"Enter"a basıp içeriğe geçin

Uluslararası Öğrenci Değerlendirme Programı Raporu Nedir?

Son günlerde eğitim haberlerinde sıkça karşılaşılan “Pisa raporu açıklandı” gibi başlıklarla verilen, eğitim camiasında da ismen bilinip fakat içerik olarak çoğu eğitimcinin, yeterince bilgi sahibi olmadığı bu konu üzerinde bir kaç kelam ederek, hem eğitimcileri hem de velileri,
Pisa nedir? Yerli pisa ne demektir? Gibi konulara kısa da olsa değinerek, bir nevi bilgi sunumu yapmak isterim.

“PISA” olarak kısaltması yapılan, uluslararası öğrenci değerlendirme programı (Programme for International Student Assessment) diye bilinen, Ekonomik Kalkınma ve İşbirliği Örgütü (OECD) tarafından her üç yılda bir ölçme ve değerlendirme türü, karşılaştırmalı sınavlar yaparak, farklı yaş gruplarına da uygulanabilen bu sınav, genelde 15 yaş grubu öğrencilerin seviyesini belirlemek için yapılmaktadır.

Her bir dönemde farklı bir alan ile ilgili sınav uygulaması yapan Pisa, rastgele seçtiği okullarda; çoktan seçmeli, açık uçlu ve benzeri soru türleri ile bu sınavı uygulamaya koymaktadır.

Türkiye, bu programa ilk defa 2003 yılında katılmış ve bu sınavlar sonucunda ortaya çıkan tabloya göre, eğitim sistemimizin reforme edilme ihtiyacı doğmuştur.
Buna binaen çalışmalara hızlıca başlanılmasına rağmen, ilerleyen yıllarda ortaya çıkan sonuçlardan da anlaşılacağı üzere, bu reformların pek de başarılı olmadığı görülmüştür.

Milli Eğitim Bakanlığı yakın geçmişte, Pisa’nın benzeri olan “ABİDE”(Akademik Becerilerin İzlenmesi ve Değerlendirilmesi) adındaki projeyi 2015 yılında, pilot bölge olarak seçtiği Ankara’da uygulamaya koydu.
2016 yılında ise 81 ilde rastgele seçtiği okullarda 8.sınıflara açık uçlu soruların ağırlıkta olduğu bu sınavı uygulayarak böylece “yerli Pisa” adı verilen ABİDE’yi hayata geçirmiş oldu.
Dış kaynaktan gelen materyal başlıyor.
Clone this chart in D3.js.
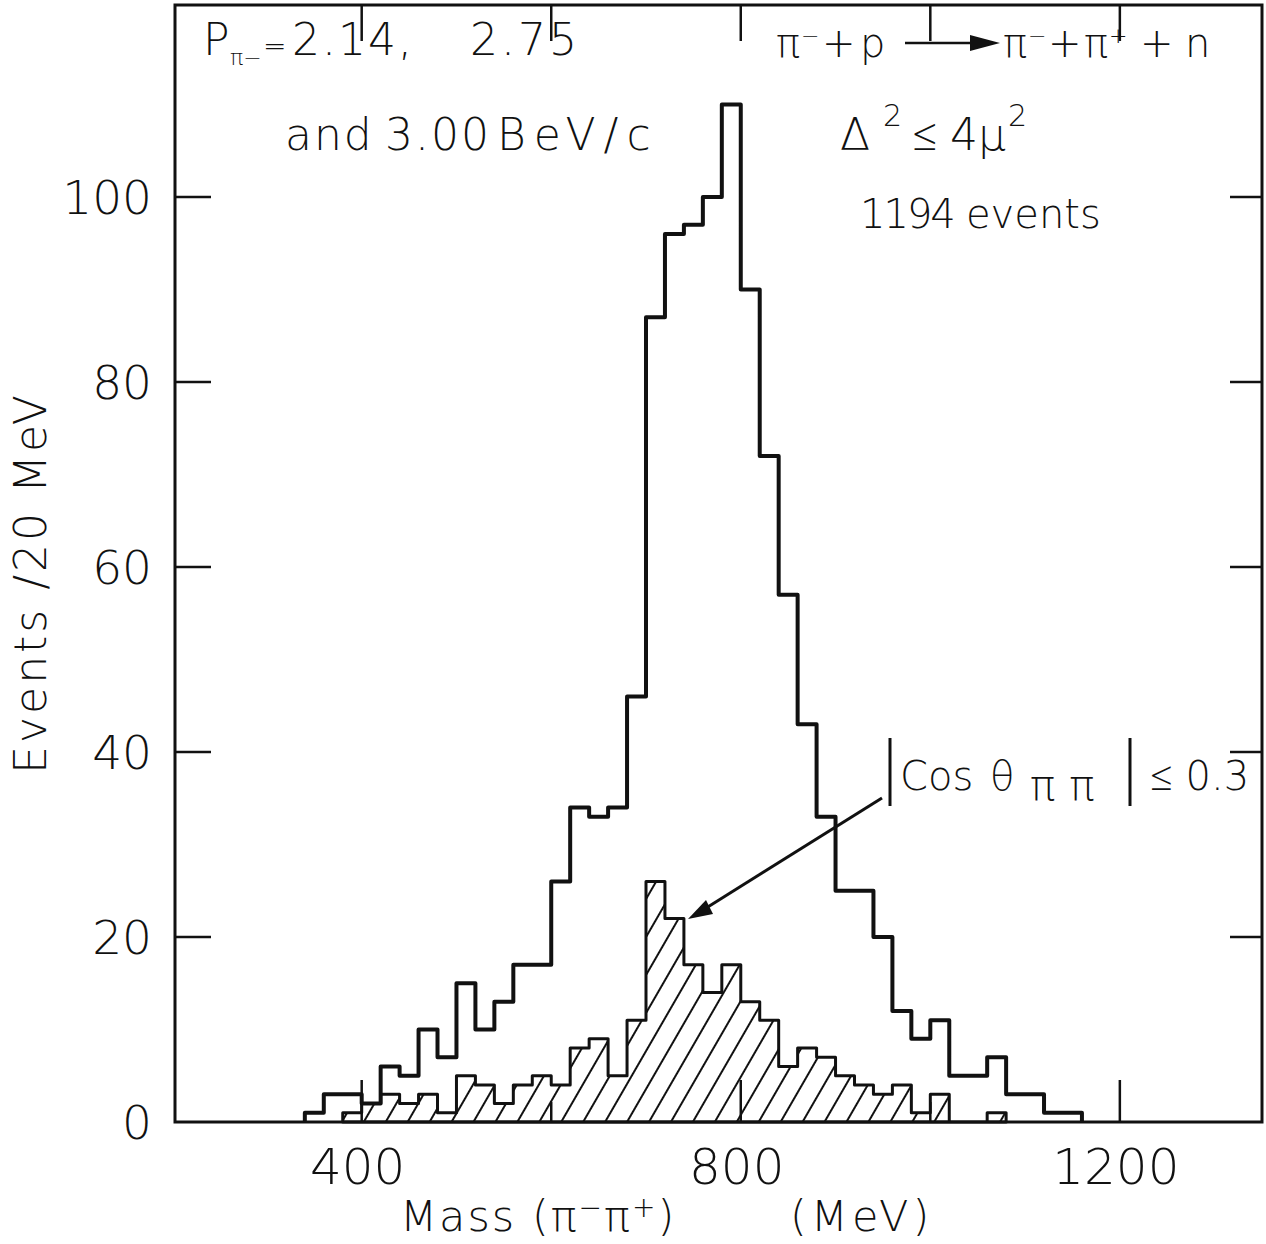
<!DOCTYPE html>
<html><head><meta charset="utf-8">
<script src="https://cdn.jsdelivr.net/npm/d3@7"></script>
<style>
html,body{margin:0;padding:0;background:#fff;}
text{font-family:"DejaVu Sans","Open Sans",sans-serif;font-weight:200;fill:#111;white-space:pre;}
</style></head>
<body>
<svg id="chart" width="1266" height="1244"></svg>
<script>
// ---- data ----
const binWidth = 20; // MeV
const mainBins = [340,360,380,400,420,440,460,480,500,520,540,560,580,600,620,640,660,680,700,720,740,760,780,800,820,840,860,880,900,920,940,960,980,1000,1020,1040,1060,1080,1100,1120,1140];
const mainCounts = [1,3,3,2,6,5,10,7,15,10,13,17,17,26,34,33,34,46,87,96,97,100,110,90,72,57,43,33,25,25,20,12,9,11,5,5,7,3,3,1,1];
const hatchBins = [380,400,420,440,460,480,500,520,540,560,580,600,620,640,660,680,700,720,740,760,780,800,820,840,860,880,900,920,940,960,980,1000,1020,1040,1060];
const hatchCounts = [1,2,3,2,3,1,5,4,2,4,5,4,8,9,5,11,26,22,17,14,17,13,11,6,8,7,5,4,3,4,1,3,0,0,1];
const yTickValues = [0,20,40,60,80,100];
const xTickLabels = [400,800,1200];
const xMinorTicks = [600,1000];
const xTopTicks = [400,600,800,1000,1200];

const svg = d3.select("#chart");
const x = d3.scaleLinear().domain([203,1350]).range([175,1262]);
const y = d3.scaleLinear().domain([0,100]).range([1122,197]);
const frameTop = 5;

// hatch pattern
const defs = svg.append("defs");
const pat = defs.append("pattern").attr("id","hatch").attr("patternUnits","userSpaceOnUse")
  .attr("width",19).attr("height",19).attr("patternTransform","rotate(30)");
pat.append("line").attr("x1",2).attr("y1",0).attr("x2",2).attr("y2",19).attr("stroke","#111").attr("stroke-width",2);

function stepPoints(bins, counts){
  const pts = [[bins[0],0]];
  bins.forEach((b,i)=>{ pts.push([b,counts[i]]); pts.push([b+binWidth,counts[i]]); });
  pts.push([bins[bins.length-1]+binWidth,0]);
  return pts;
}
const line = d3.line().x(d=>x(d[0])).y(d=>y(d[1]));

// hatched histogram
const hp = stepPoints(hatchBins, hatchCounts);
svg.append("path").attr("d", line(hp)+"Z").attr("fill","url(#hatch)").attr("stroke","#111")
  .attr("stroke-width",3).attr("stroke-linejoin","round");

// main histogram
const mp = stepPoints(mainBins, mainCounts);
svg.append("path").attr("d", line(mp)).attr("fill","none").attr("stroke","#111")
  .attr("stroke-width",4).attr("stroke-linejoin","round");

// frame
svg.append("rect").attr("x",x.range()[0]).attr("y",frameTop)
  .attr("width",x.range()[1]-x.range()[0]).attr("height",y(0)-frameTop)
  .attr("fill","none").attr("stroke","#111").attr("stroke-width",3);

// y ticks (inside, both sides)
const yt = svg.append("g");
yTickValues.filter(v=>v>0).forEach(v=>{
  yt.append("line").attr("x1",x.range()[0]).attr("x2",x.range()[0]+36).attr("y1",y(v)).attr("y2",y(v)).attr("stroke","#111").attr("stroke-width",2.5);
  yt.append("line").attr("x1",x.range()[1]).attr("x2",x.range()[1]-32).attr("y1",y(v)).attr("y2",y(v)).attr("stroke","#111").attr("stroke-width",2.5);
});
yTickValues.forEach(v=>{
  yt.append("text").attr("x",152).attr("y",y(v)).attr("dy","0.36em").attr("text-anchor","end")
    .attr("font-size",47).text(v);
});

// x ticks
const xt = svg.append("g");
xTickLabels.forEach(v=>{
  xt.append("line").attr("x1",x(v)).attr("x2",x(v)).attr("y1",y(0)).attr("y2",y(0)-42).attr("stroke","#111").attr("stroke-width",2.5);
  xt.append("text").attr("x",x(v)-4).attr("y",1184).attr("text-anchor","middle").attr("font-size",50).text(v);
});
xMinorTicks.forEach(v=>{
  xt.append("line").attr("x1",x(v)).attr("x2",x(v)).attr("y1",y(0)).attr("y2",y(0)-20).attr("stroke","#111").attr("stroke-width",2.5);
});
xTopTicks.forEach(v=>{
  xt.append("line").attr("x1",x(v)).attr("x2",x(v)).attr("y1",frameTop).attr("y2",frameTop+36).attr("stroke","#111").attr("stroke-width",2.5);
});

// axis titles
const xl = svg.append("text").attr("y",1231).attr("font-size",43).attr("letter-spacing",2);
xl.append("tspan").attr("x",400).text("Mass (π");
xl.append("tspan").attr("dy",-14).attr("font-size",28).text("−");
xl.append("tspan").attr("dy",14).text("π");
xl.append("tspan").attr("dy",-14).attr("font-size",28).text("+");
xl.append("tspan").attr("dy",14).text(")");
xl.append("tspan").attr("x",790).attr("letter-spacing",4).text("(MeV)");

svg.append("text").attr("transform","translate(46,583) rotate(-90)").attr("text-anchor","middle")
  .attr("font-size",44).attr("letter-spacing",3).text("Events /20 MeV");

// annotations
const t1 = svg.append("text").attr("y",55).attr("font-size",44);
t1.append("tspan").attr("x",203).text("P");
t1.append("tspan").attr("x",230).attr("dy",10).attr("font-size",22).text("π−");
t1.append("tspan").attr("x",263).attr("dy",-10).attr("font-size",28).text("=");
t1.append("tspan").attr("x",292).attr("letter-spacing",2).text("2.14,");
t1.append("tspan").attr("x",470).attr("letter-spacing",3).text("2.75");
const ta = svg.append("text").attr("y",150).attr("font-size",44).attr("letter-spacing",2);
ta.append("tspan").attr("x",285).text("and");
ta.append("tspan").attr("x",385).text("3.00");
ta.append("tspan").attr("x",497).attr("letter-spacing",8).text("BeV/c");

const t2 = svg.append("text").attr("y",57).attr("font-size",40);
t2.append("tspan").attr("x",776).text("π");
t2.append("tspan").attr("x",801).attr("dy",-14).attr("font-size",22).text("−");
t2.append("tspan").attr("x",822).attr("dy",14).text("+");
t2.append("tspan").attr("x",860).text("p");
const t3 = svg.append("text").attr("y",57).attr("font-size",40);
t3.append("tspan").attr("x",1003).text("π");
t3.append("tspan").attr("x",1028).attr("dy",-14).attr("font-size",22).text("−");
t3.append("tspan").attr("x",1048).attr("dy",14).text("+");
t3.append("tspan").attr("x",1084).text("π");
t3.append("tspan").attr("x",1109).attr("dy",-14).attr("font-size",22).text("+");
t3.append("tspan").attr("x",1140).attr("dy",14).text("+");
t3.append("tspan").attr("x",1185).text("n");
// reaction arrow
svg.append("line").attr("x1",905).attr("x2",980).attr("y1",43).attr("y2",43).attr("stroke","#111").attr("stroke-width",2.5);
svg.append("path").attr("d","M970,35 L1000,43 L970,51 Z").attr("fill","#111");

const t4 = svg.append("text").attr("y",150).attr("font-size",44);
t4.append("tspan").attr("x",840).text("Δ");
t4.append("tspan").attr("x",883).attr("dy",-24).attr("font-size",30).text("2");
t4.append("tspan").attr("x",912).attr("dy",24).text("≤");
t4.append("tspan").attr("x",950).text("4μ");
t4.append("tspan").attr("x",1008).attr("dy",-24).attr("font-size",30).text("2");
const t6 = svg.append("text").attr("y",228).attr("font-size",40);
t6.append("tspan").attr("x",860).attr("letter-spacing",-2).text("1194");
t6.append("tspan").attr("x",966).text("events");

// cos theta label
svg.append("line").attr("x1",890).attr("x2",890).attr("y1",738).attr("y2",806).attr("stroke","#111").attr("stroke-width",3);
svg.append("line").attr("x1",1130).attr("x2",1130).attr("y1",738).attr("y2",806).attr("stroke","#111").attr("stroke-width",3);
const t5 = svg.append("text").attr("y",790).attr("font-size",40);
t5.append("tspan").attr("x",900).text("Cos");
t5.append("tspan").attr("x",990).text("θ");
t5.append("tspan").attr("x",1030).attr("dy",10).attr("font-size",42).attr("letter-spacing",14).text("ππ");
svg.append("text").attr("x",1150).attr("y",790).attr("font-size",40).text("≤ 0.3");
// pointer arrow
svg.append("line").attr("x1",882).attr("y1",798).attr("x2",703).attr("y2",910).attr("stroke","#111").attr("stroke-width",3);
svg.append("path").attr("d","M688,919 L706,900 L713,914 Z").attr("fill","#111");
</script>
</body></html>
Pisa ve “yerli Pisa” Abide’nin işlevi ve amacı hakkında genel olarak sunduğum bu bilgilerin yoğunluğu içinde sizleri daha fazla yormak istemediğim için biraz kısa tutarak şunu belirtmek isterim ki, bu projelerin sonucunda ortaya çıkan tablonun, eğitim camiamız ve dolayısıyla da eğitim gören çocuklarımız hakkında pek de iç açıcı olmadığını açıklanan raporlardan anlıyoruz.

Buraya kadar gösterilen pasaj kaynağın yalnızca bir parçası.